RECORDED DATA:
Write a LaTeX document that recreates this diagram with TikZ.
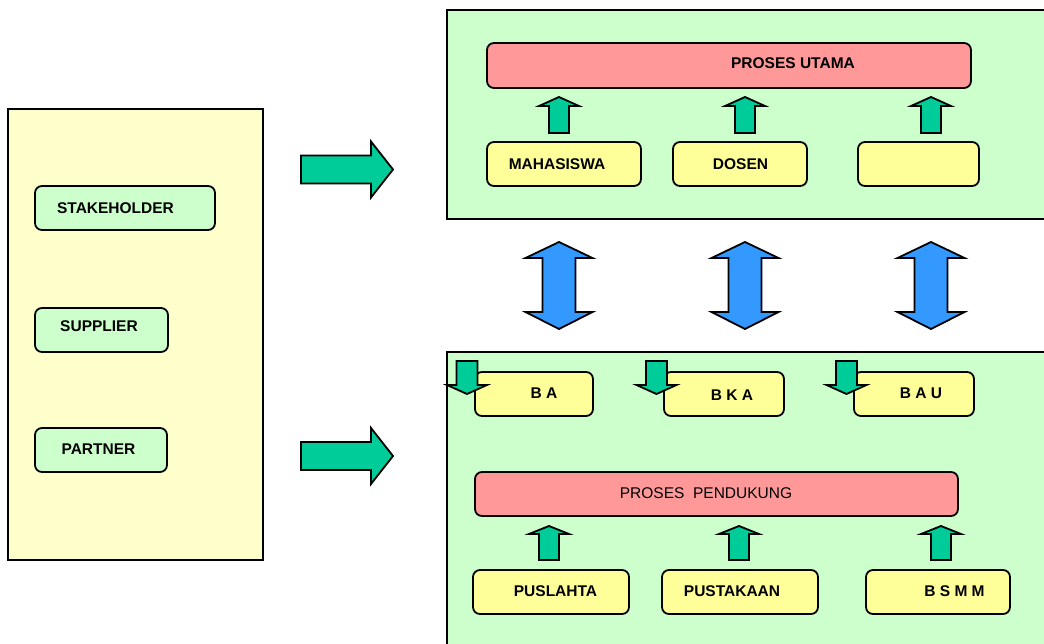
\documentclass[tikz,border=0pt]{standalone}
\usepackage{fontspec}
\setmainfont{Liberation Sans}
\usepackage{tikz}
\usetikzlibrary{calc}
\definecolor{paleyellow}{HTML}{FFFFCC}
\definecolor{palegreen}{HTML}{CCFFCC}
\definecolor{salmon}{HTML}{FF9999}
\definecolor{lightyellow}{HTML}{FFFF99}
\definecolor{teal}{HTML}{00CC99}
\definecolor{skyblue}{HTML}{3399FF}

\begin{document}
\begin{tikzpicture}[x=1pt, y=-1pt,
  panel/.style={draw, line width=1.8pt},
  item/.style={draw, line width=1.8pt, rounded corners=7pt},
  blockarrow/.style={draw, line width=1.8pt, line join=miter},
  lbl/.style={inner sep=0pt, font=\fontsize{15.5}{18}\selectfont\bfseries},
  plainlbl/.style={inner sep=0pt, font=\fontsize{15.5}{18}\selectfont}]
  \clip (0,0) rectangle (1044,643);
  % kiri: pihak luar
  \draw[panel, fill=paleyellow] (8,109) rectangle (263,560);
  \draw[item, fill=palegreen] (35,186) rectangle (215,230);
  \node[lbl] (stake) at (115.5,208) {STAKEHOLDER};
  \draw[item, fill=palegreen] (35,308) rectangle (168,352);
  \node[lbl] (supp) at (99,326) {SUPPLIER};
  \draw[item, fill=palegreen] (35,428) rectangle (167,472);
  \node[lbl] (partner) at (98.5,449) {PARTNER};
  % panah ke kanan
  \foreach \y in {169.5,456}
    \draw[blockarrow, fill=teal] (393,\y) -- ++(-22,-28) -- ++(0,14) -- ++(-70,0)
      -- ++(0,28) -- ++(70,0) -- ++(0,14) -- cycle;
  % atas: proses utama
  \draw[panel, fill=palegreen] (447,10) rectangle (1060,219);
  \draw[item, fill=salmon] (487,43) rectangle (971,88);
  \node[lbl] (utama) at (793,63) {PROSES UTAMA};
  \foreach \x in {559,745,931}
    \draw[blockarrow, fill=teal] (\x,97) -- ++(20,9) -- ++(-10,0) -- ++(0,27)
      -- ++(-20,0) -- ++(0,-27) -- ++(-10,0) -- cycle;
  \draw[item, fill=lightyellow] (487,142) rectangle (641,186);
  \node[lbl] (mhs) at (557,164) {MAHASISWA};
  \draw[item, fill=lightyellow] (673,142) rectangle (807,186);
  \node[lbl] (dosen) at (740.5,164) {DOSEN};
  \draw[item, fill=lightyellow] (858,142) rectangle (979,186);
  % panah dua arah
  \foreach \x in {559,745,931}
    \draw[blockarrow, fill=skyblue] (\x,242) -- ++(33.5,16) -- ++(-17,0) -- ++(0,54)
      -- ++(17,0) -- ++(-33.5,17) -- ++(-33.5,-17) -- ++(17,0) -- ++(0,-54)
      -- ++(-17,0) -- cycle;
  % bawah: proses pendukung
  \draw[panel, fill=palegreen] (447,352) rectangle (1060,660);
  \draw[item, fill=lightyellow] (475,372) rectangle (593,416);
  \node[lbl] (ba) at (544,393) {B A};
  \draw[item, fill=lightyellow] (664,372) rectangle (784,416);
  \node[lbl] (bka) at (732,395) {B K A};
  \draw[item, fill=lightyellow] (854,372) rectangle (974,416);
  \node[lbl] (bau) at (921,393) {B A U};
  \foreach \x in {467,656.5,846.5}
    \draw[blockarrow, fill=teal] (\x,394) -- ++(20,-9) -- ++(-9.5,0) -- ++(0,-24)
      -- ++(-21,0) -- ++(0,24) -- ++(-9.5,0) -- cycle;
  \draw[item, fill=salmon] (475,472) rectangle (958,516);
  \node[plainlbl] (pendukung) at (706,493) {PROSES\ \ PENDUKUNG};
  \foreach \x in {549,739,941}
    \draw[blockarrow, fill=teal] (\x,526) -- ++(20,8) -- ++(-10,0) -- ++(0,26)
      -- ++(-20,0) -- ++(0,-26) -- ++(-10,0) -- cycle;
  \draw[item, fill=lightyellow] (473,570) rectangle (629,614);
  \node[lbl] (puslahta) at (555.5,591) {PUSLAHTA};
  \draw[item, fill=lightyellow] (662,570) rectangle (818,614);
  \node[lbl] (pustaka) at (732,591) {PUSTAKAAN};
  \draw[item, fill=lightyellow] (866,570) rectangle (1010,614);
  \node[lbl] (bsmm) at (954.5,591) {B S M M};
\end{tikzpicture}
\end{document}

GOAL:
Leaving out the pictures, repeat the data above exactly.

RESPONSE:
Write a LaTeX document that recreates this diagram with TikZ.
\documentclass[tikz,border=0pt]{standalone}
\usepackage{fontspec}
\setmainfont{Liberation Sans}
\usepackage{tikz}
\usetikzlibrary{calc}
\definecolor{paleyellow}{HTML}{FFFFCC}
\definecolor{palegreen}{HTML}{CCFFCC}
\definecolor{salmon}{HTML}{FF9999}
\definecolor{lightyellow}{HTML}{FFFF99}
\definecolor{teal}{HTML}{00CC99}
\definecolor{skyblue}{HTML}{3399FF}

\begin{document}
\begin{tikzpicture}[x=1pt, y=-1pt,
  panel/.style={draw, line width=1.8pt},
  item/.style={draw, line width=1.8pt, rounded corners=7pt},
  blockarrow/.style={draw, line width=1.8pt, line join=miter},
  lbl/.style={inner sep=0pt, font=\fontsize{15.5}{18}\selectfont\bfseries},
  plainlbl/.style={inner sep=0pt, font=\fontsize{15.5}{18}\selectfont}]
  \clip (0,0) rectangle (1044,643);
  % kiri: pihak luar
  \draw[panel, fill=paleyellow] (8,109) rectangle (263,560);
  \draw[item, fill=palegreen] (35,186) rectangle (215,230);
  \node[lbl] (stake) at (115.5,208) {STAKEHOLDER};
  \draw[item, fill=palegreen] (35,308) rectangle (168,352);
  \node[lbl] (supp) at (99,326) {SUPPLIER};
  \draw[item, fill=palegreen] (35,428) rectangle (167,472);
  \node[lbl] (partner) at (98.5,449) {PARTNER};
  % panah ke kanan
  \foreach \y in {169.5,456}
    \draw[blockarrow, fill=teal] (393,\y) -- ++(-22,-28) -- ++(0,14) -- ++(-70,0)
      -- ++(0,28) -- ++(70,0) -- ++(0,14) -- cycle;
  % atas: proses utama
  \draw[panel, fill=palegreen] (447,10) rectangle (1060,219);
  \draw[item, fill=salmon] (487,43) rectangle (971,88);
  \node[lbl] (utama) at (793,63) {PROSES UTAMA};
  \foreach \x in {559,745,931}
    \draw[blockarrow, fill=teal] (\x,97) -- ++(20,9) -- ++(-10,0) -- ++(0,27)
      -- ++(-20,0) -- ++(0,-27) -- ++(-10,0) -- cycle;
  \draw[item, fill=lightyellow] (487,142) rectangle (641,186);
  \node[lbl] (mhs) at (557,164) {MAHASISWA};
  \draw[item, fill=lightyellow] (673,142) rectangle (807,186);
  \node[lbl] (dosen) at (740.5,164) {DOSEN};
  \draw[item, fill=lightyellow] (858,142) rectangle (979,186);
  % panah dua arah
  \foreach \x in {559,745,931}
    \draw[blockarrow, fill=skyblue] (\x,242) -- ++(33.5,16) -- ++(-17,0) -- ++(0,54)
      -- ++(17,0) -- ++(-33.5,17) -- ++(-33.5,-17) -- ++(17,0) -- ++(0,-54)
      -- ++(-17,0) -- cycle;
  % bawah: proses pendukung
  \draw[panel, fill=palegreen] (447,352) rectangle (1060,660);
  \draw[item, fill=lightyellow] (475,372) rectangle (593,416);
  \node[lbl] (ba) at (544,393) {B A};
  \draw[item, fill=lightyellow] (664,372) rectangle (784,416);
  \node[lbl] (bka) at (732,395) {B K A};
  \draw[item, fill=lightyellow] (854,372) rectangle (974,416);
  \node[lbl] (bau) at (921,393) {B A U};
  \foreach \x in {467,656.5,846.5}
    \draw[blockarrow, fill=teal] (\x,394) -- ++(20,-9) -- ++(-9.5,0) -- ++(0,-24)
      -- ++(-21,0) -- ++(0,24) -- ++(-9.5,0) -- cycle;
  \draw[item, fill=salmon] (475,472) rectangle (958,516);
  \node[plainlbl] (pendukung) at (706,493) {PROSES\ \ PENDUKUNG};
  \foreach \x in {549,739,941}
    \draw[blockarrow, fill=teal] (\x,526) -- ++(20,8) -- ++(-10,0) -- ++(0,26)
      -- ++(-20,0) -- ++(0,-26) -- ++(-10,0) -- cycle;
  \draw[item, fill=lightyellow] (473,570) rectangle (629,614);
  \node[lbl] (puslahta) at (555.5,591) {PUSLAHTA};
  \draw[item, fill=lightyellow] (662,570) rectangle (818,614);
  \node[lbl] (pustaka) at (732,591) {PUSTAKAAN};
  \draw[item, fill=lightyellow] (866,570) rectangle (1010,614);
  \node[lbl] (bsmm) at (954.5,591) {B S M M};
\end{tikzpicture}
\end{document}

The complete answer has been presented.